Activists say they will fight to save the programs. “We have known the hope of promises made, the joy of promises kept, and the bitterness of promises broken,” Beverly Wright, the founder of the Deep South Center for Environmental Justice, one of the oldest Black environmental groups in the nation, told Capital B News. “Our commitment is unwavering.”

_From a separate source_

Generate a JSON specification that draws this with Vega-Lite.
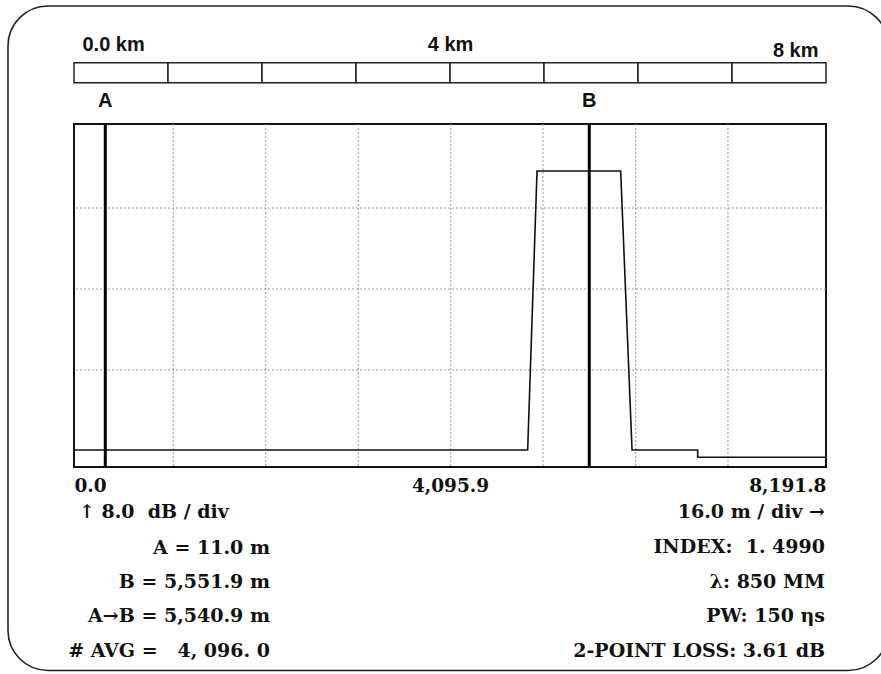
{
  "$schema": "https://vega.github.io/schema/vega-lite/v6.json",
  "width": 752,
  "height": 343,
  "autosize": {"type": "none"},
  "padding": {"left": 74, "top": 124, "right": 55, "bottom": 207},
  "background": "white",
  "config": {
    "view": {"stroke": "#111", "strokeWidth": 2},
    "text": {"color": "#111"}
  },
  "datasets": {
    "trace": [
      {"i": 0, "dist": 0, "dB": 0.1},
      {"i": 1, "dist": 4942, "dB": 0.1},
      {"i": 2, "dist": 5044, "dB": 27.66},
      {"i": 3, "dist": 5955, "dB": 27.66},
      {"i": 4, "dist": 6079, "dB": 0.1},
      {"i": 5, "dist": 6794, "dB": 0.1},
      {"i": 6, "dist": 6794, "dB": -0.62},
      {"i": 7, "dist": 8191.8, "dB": -0.62}
    ],
    "markers": [
      {"marker": "A", "dist": 341},
      {"marker": "B", "dist": 5613}
    ],
    "gridX": [
      {"dist": 1082}, {"dist": 2088}, {"dist": 3097}, {"dist": 4104},
      {"dist": 5109}, {"dist": 6119}, {"dist": 7124}
    ],
    "gridY": [
      {"dB": 8}, {"dB": 16}, {"dB": 24}
    ],
    "ruler": [
      {"from": 0, "to": 1024}, {"from": 1024, "to": 2048},
      {"from": 2048, "to": 3072}, {"from": 3072, "to": 4096},
      {"from": 4096, "to": 5120}, {"from": 5120, "to": 6144},
      {"from": 6144, "to": 7168}, {"from": 7168, "to": 8192}
    ],
    "info": [
      {"col": "scale", "text": "↑ 8.0\u00a0\u00a0dB / div"},
      {"col": "left", "text": "A = 11.0 m\nB = 5,551.9 m\nA→B = 5,540.9 m\n# AVG =\u00a0\u00a0\u00a04, 096. 0"},
      {"col": "right", "text": "16.0 m / div →\nINDEX:\u00a0\u00a01. 4990\nλ: 850 MM\nPW: 150 ηs\n2-POINT LOSS: 3.61 dB"}
    ]
  },
  "layer": [
    {
      "data": {"values": [{"panel": "screen"}]},
      "mark": {"type": "rect", "filled": false, "stroke": "#222", "strokeWidth": 1.6, "cornerRadius": 40, "clip": false},
      "encoding": {
        "x": {"datum": -719, "type": "quantitative", "axis": null},
        "x2": {"datum": 8870},
        "y": {"datum": 43.96, "type": "quantitative", "axis": null},
        "y2": {"datum": -21.68}
      }
    },
    {
      "data": {"name": "gridX"},
      "mark": {"type": "rule", "stroke": "#9a9a9a", "strokeWidth": 1, "strokeDash": [2, 2]},
      "encoding": {
        "x": {"field": "dist", "type": "quantitative", "axis": null}
      }
    },
    {
      "data": {"name": "gridY"},
      "mark": {"type": "rule", "stroke": "#9a9a9a", "strokeWidth": 1, "strokeDash": [2, 2]},
      "encoding": {
        "y": {"field": "dB", "type": "quantitative", "axis": null}
      }
    },
    {
      "data": {"name": "trace"},
      "mark": {"type": "line", "color": "#111", "strokeWidth": 1.6, "interpolate": "linear"},
      "encoding": {
        "x": {
          "field": "dist", "type": "quantitative",
          "scale": {"domain": [0, 8191.8], "nice": false, "zero": false},
          "axis": {
            "orient": "bottom", "values": [0, 4095.9, 8191.8], "format": ",.1f",
            "labelFlush": true, "labelFont": "DejaVu Serif", "labelFontWeight": "bold",
            "labelFontSize": 18.5, "labelColor": "#111", "labelBaseline": "alphabetic",
            "labelPadding": 24, "ticks": false, "tickSize": 0, "domain": false,
            "grid": false, "title": null
          }
        },
        "y": {
          "field": "dB", "type": "quantitative",
          "scale": {"domain": [-1.58, 32.3], "nice": false, "zero": false},
          "axis": null
        },
        "order": {"field": "i", "type": "quantitative"}
      }
    },
    {
      "data": {"name": "markers"},
      "mark": {"type": "rule", "stroke": "#000", "strokeWidth": 3},
      "encoding": {
        "x": {"field": "dist", "type": "quantitative", "axis": null}
      }
    },
    {
      "data": {"name": "markers"},
      "mark": {"type": "text", "font": "Liberation Sans", "fontWeight": "bold", "fontSize": 20, "align": "center", "baseline": "alphabetic", "clip": false},
      "encoding": {
        "x": {"field": "dist", "type": "quantitative", "axis": null},
        "y": {"datum": 33.95, "type": "quantitative", "axis": null},
        "text": {"field": "marker", "type": "nominal"}
      }
    },
    {
      "data": {"name": "ruler"},
      "mark": {"type": "rect", "fill": "white", "stroke": "#222", "strokeWidth": 1.5, "clip": false},
      "encoding": {
        "x": {
          "field": "from", "type": "quantitative",
          "axis": {
            "orient": "top", "values": [0, 4095.9, 8191.8],
            "labelExpr": "datum.value == 0 ? '0.0 km' : (datum.value < 5000 ? '4 km' : '8 km')",
            "labelFlush": true, "labelFlushOffset": -8,
            "labelFont": "Liberation Sans", "labelFontWeight": "bold", "labelFontSize": 20,
            "labelColor": "#111", "labelBaseline": "alphabetic",
            "labelPadding": {"condition": {"test": "datum.value > 8000", "value": 68}, "value": 74},
            "ticks": false, "tickSize": 0, "domain": false, "grid": false, "title": null
          }
        },
        "x2": {"field": "to"},
        "y": {"datum": 38.35, "type": "quantitative", "axis": null},
        "y2": {"datum": 36.38}
      }
    },
    {
      "data": {"name": "info"},
      "transform": [{"filter": "datum.col == 'scale'"}],
      "mark": {"type": "text", "font": "DejaVu Serif", "fontWeight": "bold", "fontSize": 19, "align": "left", "baseline": "alphabetic", "dx": 5, "clip": false},
      "encoding": {
        "x": {"datum": 0, "type": "quantitative", "axis": null},
        "y": {"datum": -6.65, "type": "quantitative", "axis": null},
        "text": {"field": "text", "type": "nominal"}
      }
    },
    {
      "data": {"name": "info"},
      "transform": [{"filter": "datum.col == 'left'"}],
      "mark": {"type": "text", "font": "DejaVu Serif", "fontWeight": "bold", "fontSize": 19, "align": "right", "baseline": "alphabetic", "lineBreak": "\n", "lineHeight": 34.1, "clip": false},
      "encoding": {
        "x": {"datum": 2135, "type": "quantitative", "axis": null},
        "y": {"datum": -10.2, "type": "quantitative", "axis": null},
        "text": {"field": "text", "type": "nominal"}
      }
    },
    {
      "data": {"name": "info"},
      "transform": [{"filter": "datum.col == 'right'"}],
      "mark": {"type": "text", "font": "DejaVu Serif", "fontWeight": "bold", "fontSize": 19, "align": "right", "baseline": "alphabetic", "lineBreak": "\n", "lineHeight": 34.6, "dx": -1, "clip": false},
      "encoding": {
        "x": {"datum": 8191.8, "type": "quantitative", "axis": null},
        "y": {"datum": -6.65, "type": "quantitative", "axis": null},
        "text": {"field": "text", "type": "nominal"}
      }
    }
  ]
}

“The lawyers are ready,” Robert Bullard, founding director of the Bullard Center for Environmental and Climate Justice and distinguished professor of urban planning and environmental policy at Texas Southern University told Inside Climate News. “We’ve got to fight to make sure we don’t roll over and let things happen to us, but be ready and prepared to fight back.”


Story Ideas

  • Explain the basics. Help audiences understand what Justice 40 aimed to do and the problem it was trying to solve. Be specific about the program’s name and purpose instead of labeling it “DEI.”
  • Follow the Money. “Some environmental nonprofits and researchers still don’t have access to their federal grants after the Trump administration ordered them halted on Jan. 27,” reported Bloomberg Green on February 4. Contact grantees in your area and report on their funding status.

MAPPING PROGRESS

The day after Trump took office, the Climate and Economic Justice Screening Tool went offline. State and local officials used the mapping tool to identify environmentally disadvantaged communities. But thanks to a coalition of data scientists, a functional (unofficial) copy went live on an independent website two days later.

“The dashboard consolidates hundreds of data points to establish a community’s level of economic and environmental risk, taking into account metrics like income, asthma prevalence, flood hazards, air pollution exposure and proximity to wastewater,” reports Inside Climate News.